How much research / $ will you be getting if all the PhDs leave academia because no one can afford to work as a grad student/postdoc?

@yetiinabox
Fucking lmao YES no SHIT fighting for survivable wages commensurate with the amount of labor done means less research per dollar. Thats not just a bad argument, it isnt an argument at all. That there are people who believe we should try and squeeze as much labor out of people for as little pay as possible is exactly why we need Unions.

Also, If this person thinks in terms of a quantifiable "amount of research" someone produces, I can guarantee their research is rote salami sliced boring bullshit.

@yetiinabox
I am Begging Faculty to Organize Their Own Unions to address their own working conditions that include immense precarity, bloated admin that scrapes off excessive overhead, etc. Rather than trying to push the impacts of their own failure to organize down onto their grad students who are almost always paid poverty wages.

Faculty dont fight on the wrong side of the class war challenge 2023

@jonny @yetiinabox this hits hard today, we had a town hall on research assessment at Monash Fac. of Med. Highlight was that individual article metrics were inadmissible because we *must* use internal Monash data, which comes from Elsevier Pure, which (shockingly) emphasises journal metrics. We use a thing called “Cumulative Impact Factor” I shit you not.

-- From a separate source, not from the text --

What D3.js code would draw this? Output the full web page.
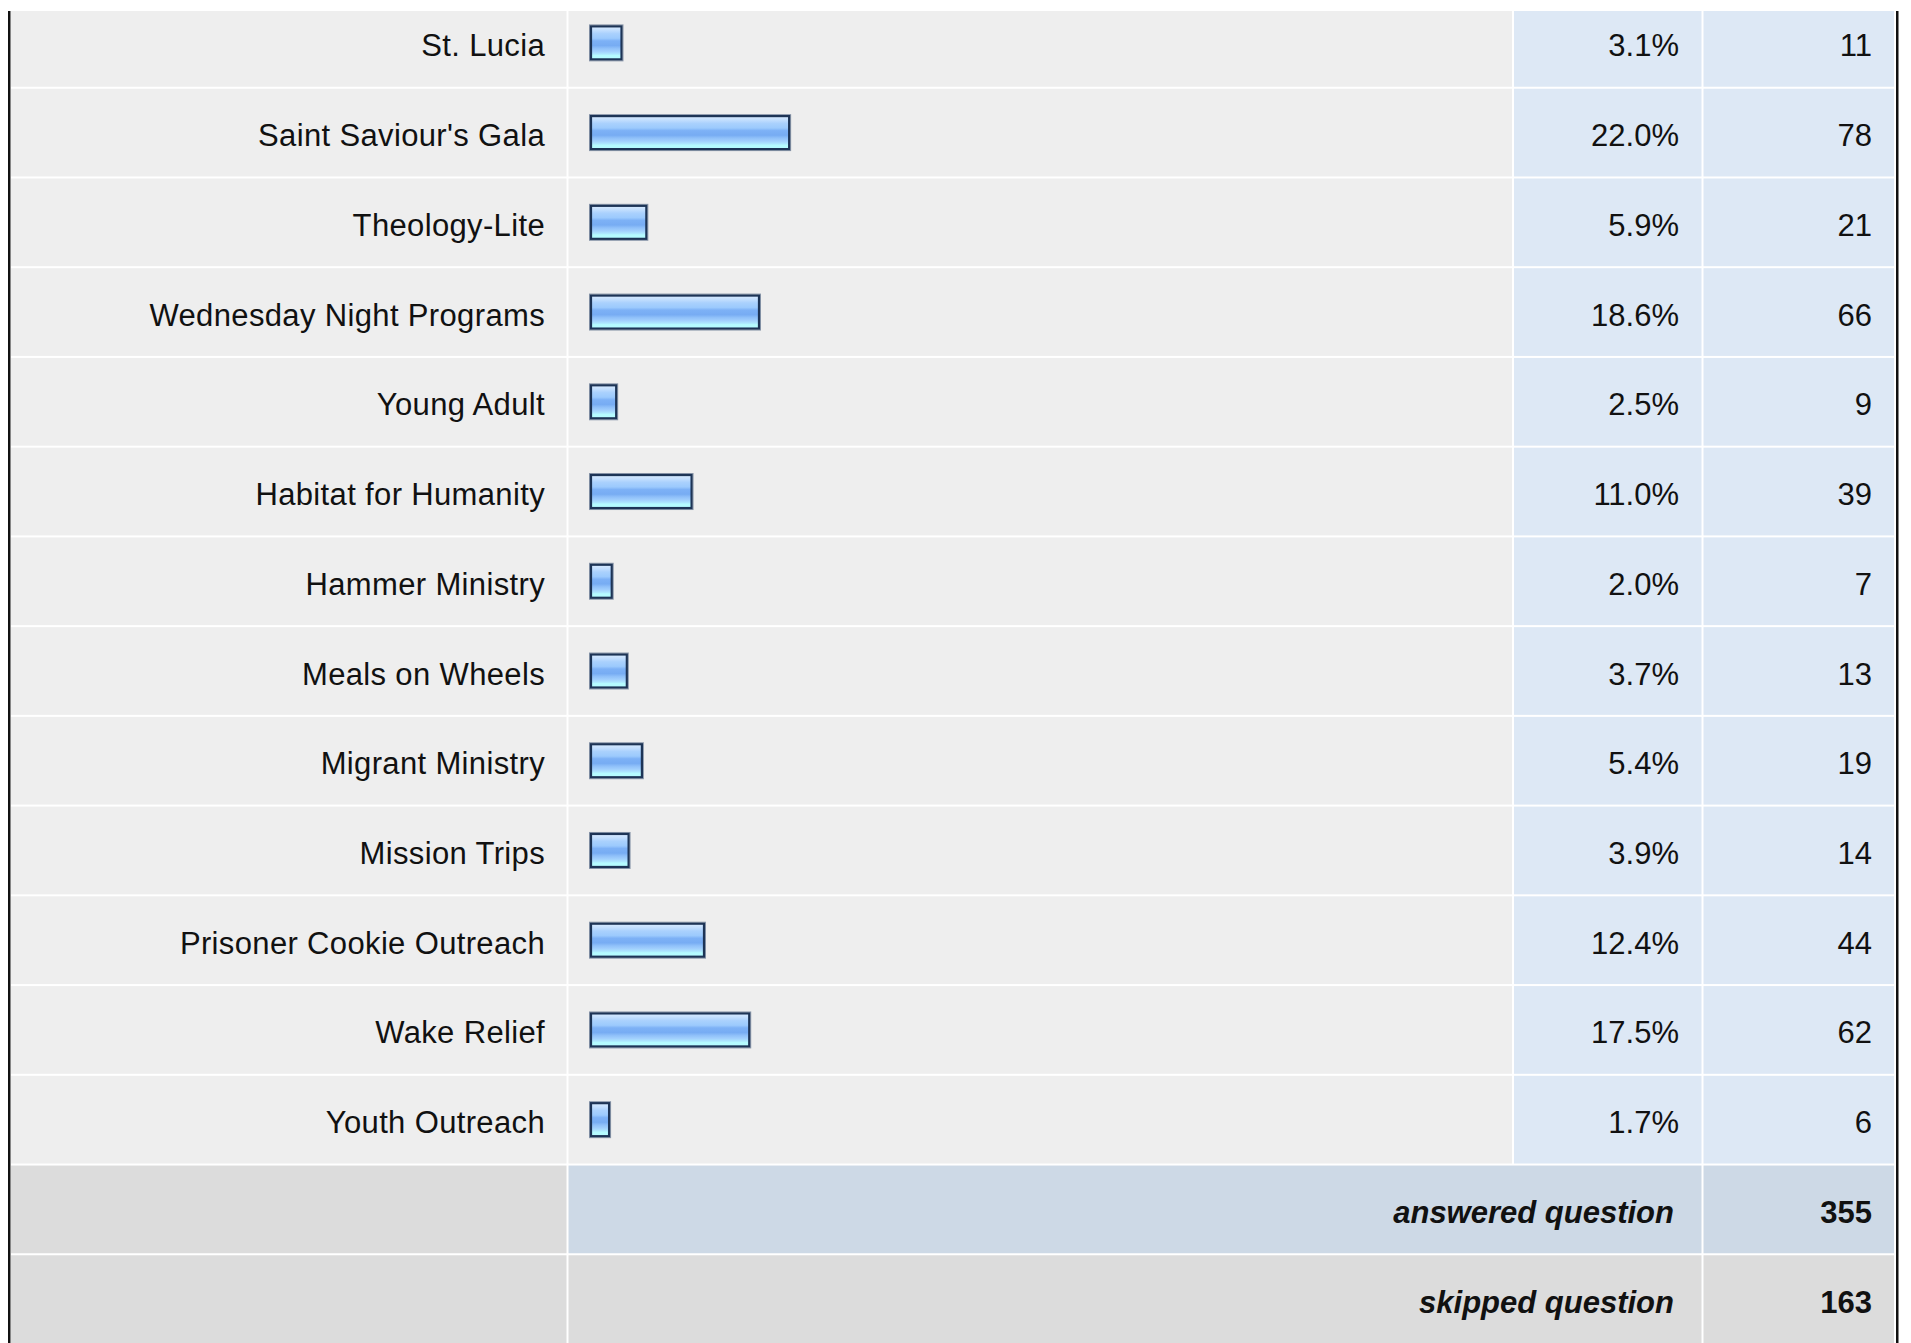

Faculty head didn’t love it but had a “my hands are tied” attitude. And I’m like how can this possibly be??? How can we be so powerless???

@jonny @yetiinabox separately I learned at a Union meeting that membership is ~12% across the sector. So, it adds up I suppose. But it all feels so stupid.
@yetiinabox This article doesn't read to me as an attack on unions. It reads like pretty balanced reporting. Some academic unions have made gains and some administrators are worried about it, grants haven't kept up with rising COL, etc.

@yetiinabox
I feel like we read a different article, it seems neutral to me, maybe even more in support of the unions. And from the last citation, you left out an important bit right in the middle, Nestler is pro wage raise:

"less research is going to be produced per dollar of [grant] money,” Nestler says. Still, the need to pay graduate students and postdocs better is clear: “We have to do this. This is the way the … research enterprise will have to change.”